The concept of “protected activity” is a key part of SOX.  A plaintiff must plead  and prove that s/he engaged in a protected activity under SOX – which generally involves a communication – as part of a prima facie case in order to avoid dismissal or entry of summary judgment in favor of the employer.  To qualify as “protected,” until recently the ARB required the communication or other activity to “definitively and specifically” relate to one of the categories of fraud or securities violations listed in §806 of SOX, most of which are imported from the Securities & Exchange Act.  Platone v. FLYi, Inc., ARB Case No. 04-154 (ARB Sept. 29, 2006), aff’d, Platone v. U.S. Dept. of Labor, 548 F.3d 322 (4th Cir. 2008).  This required the communication to assert specific elements of one of the violations identified in §806.

Then, in Sylvester v. Parexel International LLC, ARB Case No. 07-123 (ARB May 25, 2011), with an Obama-appointed ARB firmly in place, that body abruptly changed course and repudiated its Platone “definitively and specifically” standard for a protected activity or communication, finding the analysis of SOX by the 2006 ARB faulty.  It instead substituted a less stringent and nonspecific “reasonable belief” standard that it deemed more consistent with language of §806 of SOX, which prohibits retaliation for reporting an act that the reporting employee reasonably believed violated SOX.  Under the reasonable belief standard propounded in Sylvester and approved by the panel in Wiest, the plaintiff must only prove that s/he believed the conduct in question violated some provision of SOX, and that a reasonable person with the same levels of training and experience would believe that conduct could violate SOX as well.

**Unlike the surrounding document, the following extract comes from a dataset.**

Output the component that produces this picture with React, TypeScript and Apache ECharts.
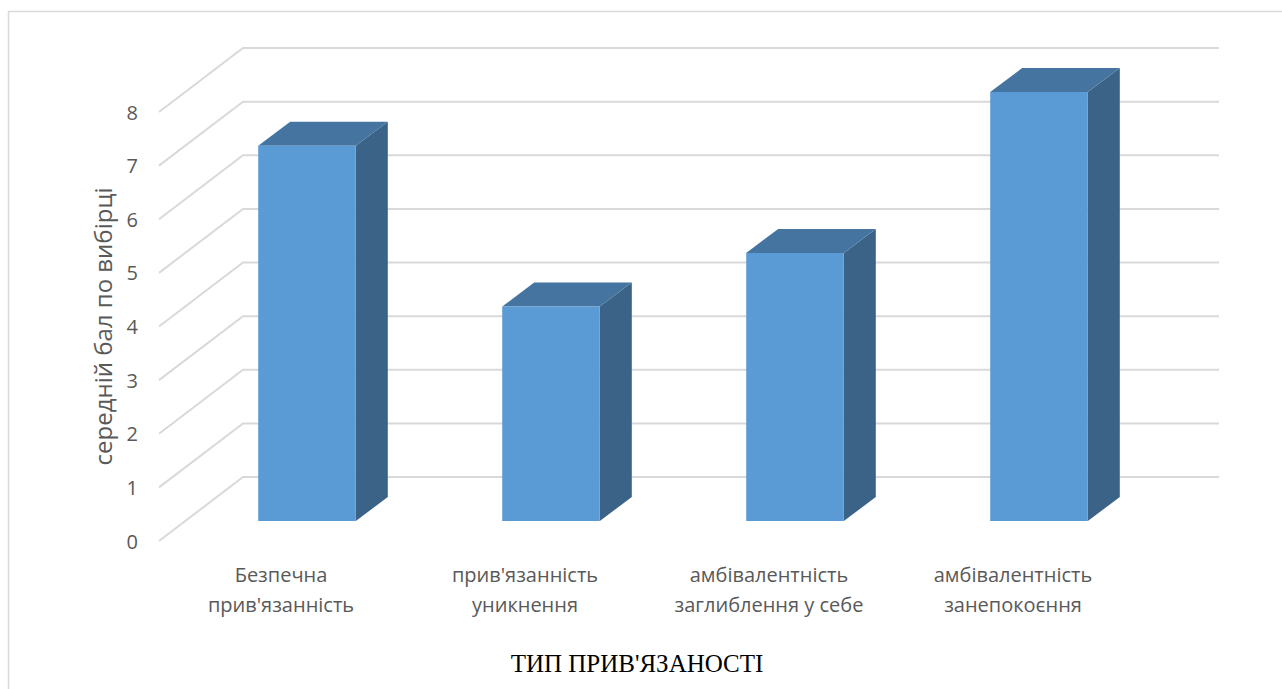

Also key to the majority opinion was its decision to defer to the ARB’s changed interpretation.  Under standards announced by the Supreme Court 30 years ago in Chevron, U.S.A., Inc. v. Natural Res. Def. Council, 467 U.S. 837, 842-43, if Congress failed to address a question in a statute, such as what constitutes a “reasonable belief” as that term is used in §806 of SOX, and the responsible enforcement agency has framed an answer that is challenged in court, the court must determine initially “whether the agency’s answer is based on a permissible construction of the statute.” Wiest, supra. If so the courts should defer to the agency’s answer.  And where the agency’s answer represents a reversal of its prior position, the Supreme Court has directed that the new answer also should be deferred to by a court “if the agency adequately explains the reasons for a reversal of policy.”  National Cable &Telecommunications Ass’n v. Brand X Internet Services, 545 U.S. 967 (2005).  The majority in Wiest found that ARB had adequately explained the change – a conclusion with which dissenting Judge Jordan forcefully disagreed, declaring: “Sylvester’s rejection of Platone is hardly explained and far from persuasive.”


The Wiest panel’s adoption of the ARB’s weakened test for whether a communication or other act is protected under SOX eases the way for purported whistleblowers to gain protection from discipline or discharge, to withstand dismissal motions in SOX actions, and to prevail on the merits.  It could well permit employees to obtain protection based on vague assertions of belief that conduct was observed that might turn out to have violated SOX – a far cry from the definiteness and specificity employers need to properly investigate and evaluate a claim, and hardly consistent with an ostensible goal of SOX to motivate employers to root out and correct conduct that violates the securities laws.